Business leaders—including chemical manufactures, room air-conditioner companies, and major automobile companies—are engaged. Last week, the Ministry of Environment, Forests, and Climate Change hosted an industry and stakeholder consultation to parse through the key issues in the negotiations, following Secretary John Kerry’s visit to New Delhi. The Energy and Resources Institute (TERI) partnered with NRDC on the discussions, including a presentation by Bhaskar Deol.  

Bhaskar Deol, NRDC India Initiative, presents in a government-stakeholder discussion on phasedown of HFCs in New Delhi

Momentum has been building towards more ambitious efforts to reduce HFC emissions. At the international level, more than a 95 nations have presented formal proposals for phasing down HFCs under the Montreal Protocol. Since 2013, China, the European Union, Japan, Australia and the US have all committed to more stringent HFC controls domestically and to increase the availability of lower GWP alternatives. Since 2015, Brazil has reversed its previous opposition to the phasedown, and the 54-member African Group has shown growing support for an early phasedown. This growing consensus reflects there is an increasing recognition that phasing down HFCs is not only technically feasible, but also economically attractive with several benefits for all economies.

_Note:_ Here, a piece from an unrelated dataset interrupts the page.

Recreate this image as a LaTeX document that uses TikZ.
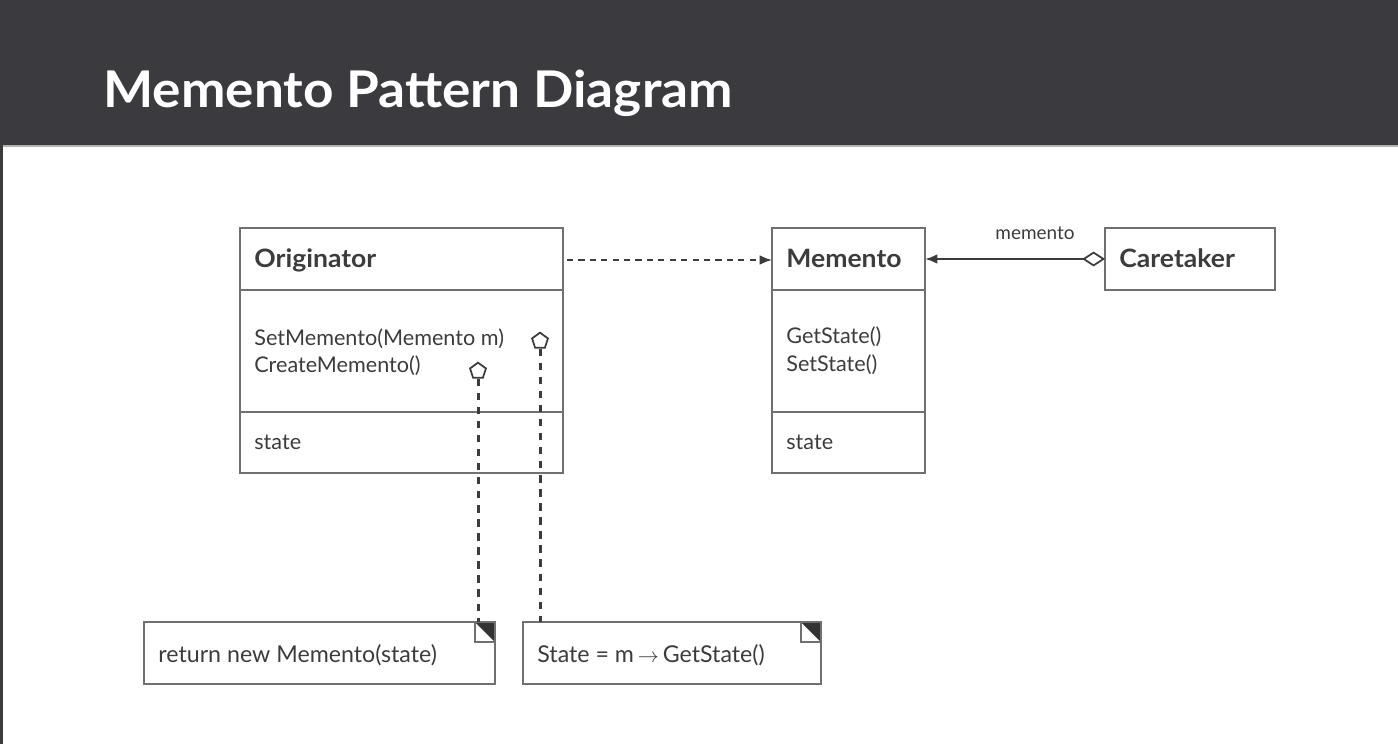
\documentclass[tikz,border=0pt]{standalone}
\usepackage{fontspec}
\setmainfont{Lato}
\newfontfamily\wideLato[FakeStretch=1.05]{Lato}
\usetikzlibrary{shapes.geometric,arrows.meta}
\definecolor{band}{HTML}{3B3A3F}
\definecolor{ink}{HTML}{3C3C3C}
\definecolor{edge}{HTML}{707070}
\definecolor{fold}{HTML}{333333}
\begin{document}
\begin{tikzpicture}[x=0.02cm,y=-0.02cm,
  box/.style={draw=edge,line width=1.1pt,anchor=north west,inner sep=0pt,outer sep=0pt},
  divider/.style={draw=edge,line width=1.1pt},
  txt/.style={anchor=base west,inner sep=0pt,text=ink,font=\fontsize{12.3}{15}\selectfont},
  notetxt/.style={anchor=base west,inner sep=0pt,text=ink,font=\fontsize{13.2}{15}\selectfont},
  head/.style={anchor=base west,inner sep=0pt,text=ink,font=\wideLato\fontsize{14.4}{17}\selectfont\bfseries},
  penta/.style={regular polygon,regular polygon sides=5,draw=ink,fill=white,line width=1pt,minimum size=9.5pt,inner sep=0pt},
  lolly/.style={draw=ink,line width=1.7pt,dash pattern=on 4.2pt off 3.8pt},
  dep/.style={draw=ink,line width=1.1pt,dash pattern=on 3.5pt off 3pt,-{Latex[length=7pt,width=5.5pt]}},
  assoc/.style={draw=ink,line width=1.2pt,{Latex[length=7pt,width=5.5pt]}-{Diamond[open,length=13pt,width=8.5pt,line width=1pt]}},
  foldbox/.style={draw=edge,line width=0.9pt}
]
\useasboundingbox (0,0) rectangle (1398,744);
% header band
\fill[band] (0,0) rectangle (1398,145);
\fill[gray!60] (0,145) rectangle (1398,147);
\fill[band] (0,145) rectangle (2.5,744);
\node[anchor=base west,inner sep=0pt,text=white,font=\wideLato\fontsize{28.8}{32}\selectfont\bfseries] (title) at (103,107) {Memento Pattern Diagram};

% Originator
\node[box,minimum width=6.46cm,minimum height=4.9cm] (orig) at (240,228) {};
\draw[divider] (orig.west |- 0,290) -- (orig.east |- 0,290);
\draw[divider] (orig.west |- 0,412) -- (orig.east |- 0,412);
\node[head] (origname) at (254,267) {Originator};
\node[txt] (m1) at (254,345) {SetMemento(Memento m)};
\node[txt] (m2) at (254,372) {CreateMemento()};
\node[txt] (os) at (254,449) {state};

% Memento
\node[box,minimum width=3.06cm,minimum height=4.9cm] (mem) at (772,228) {};
\draw[divider] (mem.west |- 0,290) -- (mem.east |- 0,290);
\draw[divider] (mem.west |- 0,412) -- (mem.east |- 0,412);
\node[head] (memname) at (786,267) {Memento};
\node[txt] (g1) at (786,343) {GetState()};
\node[txt] (g2) at (786,371) {SetState()};
\node[txt] (ms) at (786,449) {state};

% Caretaker
\node[box,minimum width=3.4cm,minimum height=1.24cm] (care) at (1105,228) {};
\node[head] (carename) at (1119,267) {Caretaker};

% Notes
\node[box,minimum width=7.02cm,minimum height=1.24cm] (note1) at (144,622) {};
\node[notetxt] (n1t) at (158,662) {return new Memento(state)};
\node[box,minimum width=5.96cm,minimum height=1.24cm] (note2) at (523,622) {};
\node[notetxt] (n2t) at (537,662) {State = m\,$\rightarrow$\,GetState()};
\foreach \n in {note1,note2}{
  \fill[fold] (\n.north east) -- ([shift={(-20,0)}]\n.north east) -- ([shift={(0,20)}]\n.north east) -- cycle;
  \draw[foldbox] ([shift={(-20,0)}]\n.north east) rectangle ([shift={(0,20)}]\n.north east);
}

% connectors
\draw[dep] ([shift={(4,32)}]orig.north east) -- ([shift={(0,32)}]mem.north west);
\draw[assoc] (mem.east |- care.west) -- (care.west);
\node[inner sep=0pt,text=ink,font=\fontsize{10.8}{12}\selectfont] (lbl) at (1035,233) {memento};

\node[penta] (p1) at (478,371) {};
\node[penta] (p2) at (540,341) {};
\draw[lolly] (p1.south) -- (p1 |- note1.north);
\draw[lolly] (p2.south) -- (p2 |- note2.north);
\end{tikzpicture}
\end{document}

Countries are already converging on a phase down schedule for developed countries, with possible phase down beginning in 2019, as discussed in the chart below. The African Group, Pacific Island countries, leading Latin American and Caribbean countries, the U.S., European Union, Japan, and other OECD countries are leading in the developing country ambition, willing to begin their phase down in 2021. Other Latin American and Asian countries have indicated their willingness to freeze in 2025, while China and Pakistan are proposing 20252026 as their preferred freeze years. Saudi Arabia and other Gulf States suggested 2028, and Iran 2029. India, seeking to continue HFC growth for another 15 years, is proposing a freeze that is postponed to 2031. The table below describes country positions from where negotiations will begin in Kigali.

 

For India and other developing countries, changing refrigerants early on, is a unique opportunity for manufacturers to redesign and optimize equipment for energy efficiency. Using HFCs is no longer the best technical choice, because environmentally superior alternatives have been commercialized and are emerging for most applications, as international markets surge ahead. An HFC phase down under the Montreal Protocol would catalyze significant gains in air conditioning and refrigeration system efficiency, in the range of 30 percent to 60 percent, further helping reduce indirect carbon dioxide emissions from air conditioning use. Given the rising middle class and increasing temperatures in an already hot and humid climate, the commercial, residential, and motor vehicle sectors are expanding the use of air conditioning units in India. Current trends and leading companies in India, such as Godrej and Daikin, are already moving forward with environmentally friendly and energy efficient room air conditioners in India’s energy-scarce market.

Another business opportunity is that the automobile industry is also phasing down HFCs internationally, signaling opportunities for the Indian export market. Chemical manufacturers can produce HFOs domestically now, as evidenced by the licensing agreement announced by Honeywell and Naveen Fluorines India Limited (NFIL) for production of HFO-1234yf in India.

Achieving a favourable Montreal Protocol HFC agreement presents a major opportunity for India. Companies can seek funds to cover costs for transitioning to better alternatives in India. Since the technology is rapidly changing, Indian companies can also look ahead and avoid obsolete technology while covering transition costs from Montreal Protocol’s Multilateral Fund. Another big benefit for India will be availability of funding to spur energy-efficient appliances, further locking in energy and costs savings. By working to tackle peak electricity demand—which is directly correlated with air conditioning use—India can move towards energy security and universal energy access.

As one the leading developing countries, India has the opportunity to bring convergence on an early freeze year for all developed and developing countries. A strong agreement reached in Rwanda, will embody equity with developed markets taking action first with financing and technology to support a later HFC phase down for emerging markets such as India. India can leverage this unique opportunity in October and ensure technological advancement for domestic markets and energy savings for years to come.